Recentemente, falando sobre uma gravação que ele fez de poemas escritos com Inteligência Artificial, Werner Herzog comentou que, na hora em que ele foi gravar, havia uma dúvida se deveria fazer uma voz mais robótica ou se ele colocaria humanidade na interpretação. E é claro que no final ele leu com emoção, numa inversão da voz do Google lendo um texto escrito por pessoas. Nos audiolivros, há uma batalha a ser vencida contra a IA?

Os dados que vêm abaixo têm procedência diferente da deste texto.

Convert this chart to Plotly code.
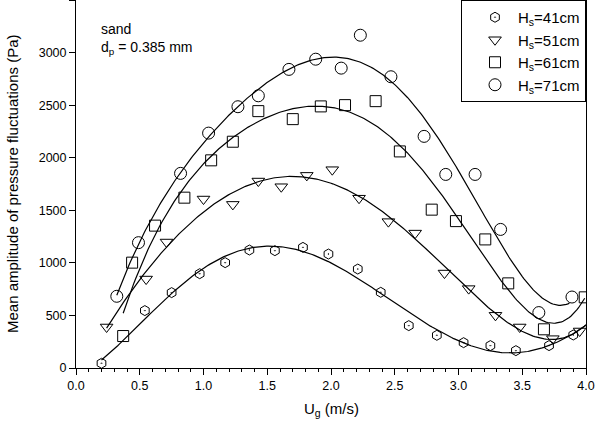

DT: Quando a gente começou, falaram: “Olha, fiquem cientes que vocês daqui a pouco vão estar competindo com ferramentas automatizadas mais aprimoradas”. Eu acho que todas as coisas analógicas irão competir sempre com as eletrônicas e as artificiais, mas o charme do analógico é algo assim que convive. A gente continua visitando o Coliseu, entendeu? A gente continua indo no Panteão e ficamos lá em estado de choque. E a gente vai nas bibliotecas, a gente vai nas livrarias para tomar café, mesmo que não seja para ler, porque os livros ainda são um fetiche de conforto. Eu acho que a gente vai conviver, mas acho que vai ter espaço em suas especificidades para todas essas coisas. Artificial e não-artificial, né?

E a Supersônica entra com algo que é bem difícil de se alcançar, mesmo com uma IA, que é justamente a direção artística. Por mais que se tenha uma IA que leia com emoção, não vai ter essa direção. 

DT: Além disso, eu acho que a gente é uma combinação do projeto artístico e da seleção em si. Quando eu mencionei a ideia para a Maria e para a Bia, eu falei do Mubi. O Mubi agora tá um gigante, mas, quando começou, tinha dez filmes. Você poderia pegar qualquer um desses dez filmes e seriam melhores do que todo o repertório da Netflix. Eu queria que a gente fosse um hub, queria que a pessoa fosse na Supersônica porque lá ela vai ouvir um audiolivro incrível. A seleção que a gente faz é uma seleção que vai te dar experiências maravilhosas. Então, não é só que a gente trata a gravação como obra, mas também que a gente seleciona de uma maneira que te dá uma biblioteca bacana.

Com essa sobrecarga de informações, a curadoria acaba sendo muito importante.

DT: Exatamente. É isso que eu gostaria que a Supersônica fosse: uma boutique incrível de livros. Qualquer um deles vai ter sido preciosamente escolhido e preciosamente realizado.

Quanto aos atores, como é feita a seleção?

DT: É um casting tradicional, só que, no lugar de ser para fazer um filme, é para ser o narrador. Quando eu li o primeiro livro eu falei “gente, isso é a Bel”, sabe? Essa mulher segura de si, essa mulher que é centrada, mas, ao mesmo tempo, interessada e observadora e curiosa. Achei que funcionava com ela. Elenco é sempre um mistério. Mas, quando você acerta, fica óbvio. Por exemplo, no começo a gente fez uma escolha bem, bem louca, e eu considero a nossa marca registrada. Tem um livro que a Maria considera o melhor livro da literatura brasileira, As Mulheres de Tijucopapo, da Marilene Felinto. E a Marilene é pernambucana, morou praticamente a vida adulta toda em São Paulo, mas é pernambucana, e o livro é sobre uma volta para Recife. E aí, em vez de a gente escolher alguém com sotaque carregado nordestino, a gente chamou a Roberta Estrela d’Alva, que é uma rapper, uma MC aqui de São Paulo. Imagina que tem um discurso interior, mas não com cara de pensamento, essa personagem está falando para si própria. E aí a gente arriscou com a Roberta, porque ela tem um sotaque carregadíssimo de paulistana, ela tem um calo na voz. É uma voz rascante que não é perfeita e eu gosto do defeito. Gosto que uma palavra saia um pouco fora de quadro, assim você sabe que aquela voz é de uma pessoa e não de uma máquina. Aí a gente fez, mas entrando em pânico. Felizmente, quando a gente mandou para ela, a reação foi linda. É como se o romance tivesse renascido para ela e eu gosto muito disso, do fato de ter tomado uma decisão arriscada assim. E acho que foi um dos dias mais felizes da vida da Maria quando ela finalmente ouviu o livro que ela mais ama com a leitura da Roberta.

Você falou de Dostoievski, Machado de Assis, Tolstói e por aí vai. O que mais vem pela frente pra Supersônica? 

DT: Queria que a gente virasse uma livraria inacreditável, uma boutique incrível de livros maravilhosos, com atores maravilhosos e que isso se transformasse em algo natural. Meu sonho é que os audiolivros ganhem cada vez mais espaço na vida das pessoas e que a gente, a Supersônica, possa oferecer um lugar como esse. Quero que sejamos, como aconteceu com a Mubi, essa garantia de entrar e sair com um livro maravilhoso que vai te dar uma experiência extraordinária.